• **Records provided**
>>>
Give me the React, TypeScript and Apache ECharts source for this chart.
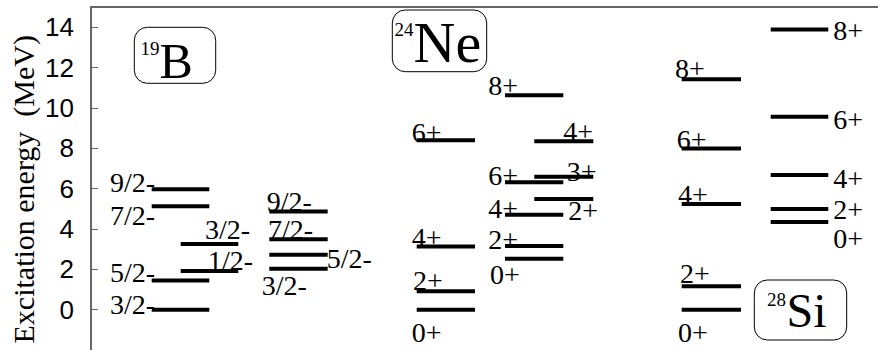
<<<
>>>
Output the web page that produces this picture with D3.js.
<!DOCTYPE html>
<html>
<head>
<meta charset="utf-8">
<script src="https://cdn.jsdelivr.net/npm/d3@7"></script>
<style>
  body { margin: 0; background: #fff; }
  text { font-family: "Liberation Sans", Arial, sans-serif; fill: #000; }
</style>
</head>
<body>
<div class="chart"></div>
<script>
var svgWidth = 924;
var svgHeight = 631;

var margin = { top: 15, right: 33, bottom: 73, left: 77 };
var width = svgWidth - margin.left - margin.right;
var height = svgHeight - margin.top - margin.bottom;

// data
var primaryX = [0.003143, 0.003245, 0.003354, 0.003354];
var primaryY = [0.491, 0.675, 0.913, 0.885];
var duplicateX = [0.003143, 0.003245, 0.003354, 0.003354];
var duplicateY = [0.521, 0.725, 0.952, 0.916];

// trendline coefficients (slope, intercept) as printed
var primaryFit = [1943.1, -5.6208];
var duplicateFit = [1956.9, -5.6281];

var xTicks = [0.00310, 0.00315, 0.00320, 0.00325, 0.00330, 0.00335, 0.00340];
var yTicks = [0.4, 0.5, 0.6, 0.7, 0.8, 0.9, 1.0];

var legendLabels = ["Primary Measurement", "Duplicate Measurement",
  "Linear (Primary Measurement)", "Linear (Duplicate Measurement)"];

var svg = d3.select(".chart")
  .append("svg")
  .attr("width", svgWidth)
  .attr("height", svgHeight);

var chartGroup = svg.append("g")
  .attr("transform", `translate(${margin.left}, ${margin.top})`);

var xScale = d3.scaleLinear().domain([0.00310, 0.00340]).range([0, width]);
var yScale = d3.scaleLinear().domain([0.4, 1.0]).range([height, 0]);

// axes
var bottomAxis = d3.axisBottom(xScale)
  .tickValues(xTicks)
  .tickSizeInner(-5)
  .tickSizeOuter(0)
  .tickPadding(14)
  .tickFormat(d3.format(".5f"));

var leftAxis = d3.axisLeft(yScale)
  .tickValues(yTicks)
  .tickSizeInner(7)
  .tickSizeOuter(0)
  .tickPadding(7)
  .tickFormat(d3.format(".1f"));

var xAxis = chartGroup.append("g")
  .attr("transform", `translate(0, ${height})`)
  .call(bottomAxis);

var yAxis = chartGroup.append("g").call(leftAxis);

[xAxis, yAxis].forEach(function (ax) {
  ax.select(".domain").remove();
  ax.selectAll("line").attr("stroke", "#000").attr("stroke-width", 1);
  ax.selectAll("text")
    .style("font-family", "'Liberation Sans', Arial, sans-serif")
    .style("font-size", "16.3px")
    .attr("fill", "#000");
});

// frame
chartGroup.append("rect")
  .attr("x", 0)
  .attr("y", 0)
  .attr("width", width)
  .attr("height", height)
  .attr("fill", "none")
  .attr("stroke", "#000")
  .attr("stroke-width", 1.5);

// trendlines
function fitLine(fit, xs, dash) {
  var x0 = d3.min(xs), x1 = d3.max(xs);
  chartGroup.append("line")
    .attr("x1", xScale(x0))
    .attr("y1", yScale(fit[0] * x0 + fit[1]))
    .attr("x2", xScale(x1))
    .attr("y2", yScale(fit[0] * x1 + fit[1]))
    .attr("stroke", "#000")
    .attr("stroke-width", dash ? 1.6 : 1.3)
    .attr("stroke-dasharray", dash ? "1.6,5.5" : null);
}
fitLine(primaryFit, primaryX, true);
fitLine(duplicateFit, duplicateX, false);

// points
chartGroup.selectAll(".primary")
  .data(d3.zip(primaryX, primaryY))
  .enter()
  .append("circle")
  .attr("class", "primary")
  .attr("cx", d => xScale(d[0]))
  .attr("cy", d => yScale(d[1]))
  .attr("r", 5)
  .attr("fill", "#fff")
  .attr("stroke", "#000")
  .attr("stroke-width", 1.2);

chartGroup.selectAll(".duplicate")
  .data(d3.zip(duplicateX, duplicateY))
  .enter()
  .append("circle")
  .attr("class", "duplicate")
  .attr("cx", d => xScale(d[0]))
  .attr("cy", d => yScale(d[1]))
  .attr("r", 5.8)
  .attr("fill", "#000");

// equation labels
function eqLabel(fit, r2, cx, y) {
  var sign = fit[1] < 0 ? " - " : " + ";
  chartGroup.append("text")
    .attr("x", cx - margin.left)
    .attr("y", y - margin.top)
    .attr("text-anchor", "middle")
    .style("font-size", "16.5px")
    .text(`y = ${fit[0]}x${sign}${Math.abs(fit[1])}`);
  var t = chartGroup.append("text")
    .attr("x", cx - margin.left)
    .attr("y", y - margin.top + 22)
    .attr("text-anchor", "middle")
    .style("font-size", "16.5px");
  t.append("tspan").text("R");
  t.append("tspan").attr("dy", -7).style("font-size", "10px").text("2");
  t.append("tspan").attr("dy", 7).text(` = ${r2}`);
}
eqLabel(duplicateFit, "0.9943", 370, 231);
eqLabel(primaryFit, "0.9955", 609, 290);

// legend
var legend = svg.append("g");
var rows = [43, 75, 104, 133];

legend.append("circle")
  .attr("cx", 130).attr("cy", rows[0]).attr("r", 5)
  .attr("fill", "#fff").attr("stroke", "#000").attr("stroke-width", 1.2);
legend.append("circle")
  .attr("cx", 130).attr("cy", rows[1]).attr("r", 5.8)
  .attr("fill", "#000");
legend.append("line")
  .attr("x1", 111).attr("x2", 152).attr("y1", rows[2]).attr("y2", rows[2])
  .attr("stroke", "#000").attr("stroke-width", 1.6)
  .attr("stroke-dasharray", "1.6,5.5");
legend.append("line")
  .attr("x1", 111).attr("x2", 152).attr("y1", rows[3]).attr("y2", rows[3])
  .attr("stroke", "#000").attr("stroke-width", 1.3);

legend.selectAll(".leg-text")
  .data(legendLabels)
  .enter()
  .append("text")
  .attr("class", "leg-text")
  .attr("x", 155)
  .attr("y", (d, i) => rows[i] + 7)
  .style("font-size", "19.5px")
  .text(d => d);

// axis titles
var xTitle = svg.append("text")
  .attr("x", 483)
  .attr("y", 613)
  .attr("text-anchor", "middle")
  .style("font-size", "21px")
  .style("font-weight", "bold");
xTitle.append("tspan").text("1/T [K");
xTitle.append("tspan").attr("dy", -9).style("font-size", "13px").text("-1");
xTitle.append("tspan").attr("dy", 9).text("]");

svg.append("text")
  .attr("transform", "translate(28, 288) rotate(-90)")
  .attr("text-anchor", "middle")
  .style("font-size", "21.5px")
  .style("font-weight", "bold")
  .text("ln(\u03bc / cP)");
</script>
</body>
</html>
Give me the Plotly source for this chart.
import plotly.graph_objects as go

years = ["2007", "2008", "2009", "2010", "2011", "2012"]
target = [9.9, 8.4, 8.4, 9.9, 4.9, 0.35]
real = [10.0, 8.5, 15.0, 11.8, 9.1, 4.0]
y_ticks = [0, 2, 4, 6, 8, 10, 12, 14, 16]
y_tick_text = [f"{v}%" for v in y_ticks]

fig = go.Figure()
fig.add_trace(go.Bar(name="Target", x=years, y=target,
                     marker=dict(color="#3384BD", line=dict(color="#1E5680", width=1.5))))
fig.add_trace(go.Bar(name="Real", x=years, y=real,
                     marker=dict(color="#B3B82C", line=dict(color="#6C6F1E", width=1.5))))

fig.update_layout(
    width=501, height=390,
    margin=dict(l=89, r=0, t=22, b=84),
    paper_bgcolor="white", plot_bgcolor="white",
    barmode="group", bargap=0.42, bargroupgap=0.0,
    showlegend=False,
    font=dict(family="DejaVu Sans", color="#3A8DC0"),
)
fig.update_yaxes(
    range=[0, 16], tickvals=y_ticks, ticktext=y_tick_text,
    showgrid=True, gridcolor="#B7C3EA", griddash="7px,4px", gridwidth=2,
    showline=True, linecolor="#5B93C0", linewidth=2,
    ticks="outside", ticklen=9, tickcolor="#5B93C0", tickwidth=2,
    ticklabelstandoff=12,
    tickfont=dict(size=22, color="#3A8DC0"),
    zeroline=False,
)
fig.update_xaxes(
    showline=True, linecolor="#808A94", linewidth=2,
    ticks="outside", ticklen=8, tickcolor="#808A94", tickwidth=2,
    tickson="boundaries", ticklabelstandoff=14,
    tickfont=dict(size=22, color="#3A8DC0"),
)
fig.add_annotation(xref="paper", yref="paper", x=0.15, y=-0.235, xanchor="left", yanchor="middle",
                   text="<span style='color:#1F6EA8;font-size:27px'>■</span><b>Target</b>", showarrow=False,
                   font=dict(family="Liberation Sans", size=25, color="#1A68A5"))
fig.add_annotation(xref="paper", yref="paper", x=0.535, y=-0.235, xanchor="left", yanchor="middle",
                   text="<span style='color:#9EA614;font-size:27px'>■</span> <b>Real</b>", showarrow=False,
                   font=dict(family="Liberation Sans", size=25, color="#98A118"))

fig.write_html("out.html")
<<<
• **Work to be completed**
All lines above from the one containing "Output the web" to the one containing "var duplicateY = [0.521, 0.725, 0.952, 0.916];" must be repeated exactly, both lines included, and no others.

• **Written response**
Output the web page that produces this picture with D3.js.
<!DOCTYPE html>
<html>
<head>
<meta charset="utf-8">
<script src="https://cdn.jsdelivr.net/npm/d3@7"></script>
<style>
  body { margin: 0; background: #fff; }
  text { font-family: "Liberation Sans", Arial, sans-serif; fill: #000; }
</style>
</head>
<body>
<div class="chart"></div>
<script>
var svgWidth = 924;
var svgHeight = 631;

var margin = { top: 15, right: 33, bottom: 73, left: 77 };
var width = svgWidth - margin.left - margin.right;
var height = svgHeight - margin.top - margin.bottom;

// data
var primaryX = [0.003143, 0.003245, 0.003354, 0.003354];
var primaryY = [0.491, 0.675, 0.913, 0.885];
var duplicateX = [0.003143, 0.003245, 0.003354, 0.003354];
var duplicateY = [0.521, 0.725, 0.952, 0.916];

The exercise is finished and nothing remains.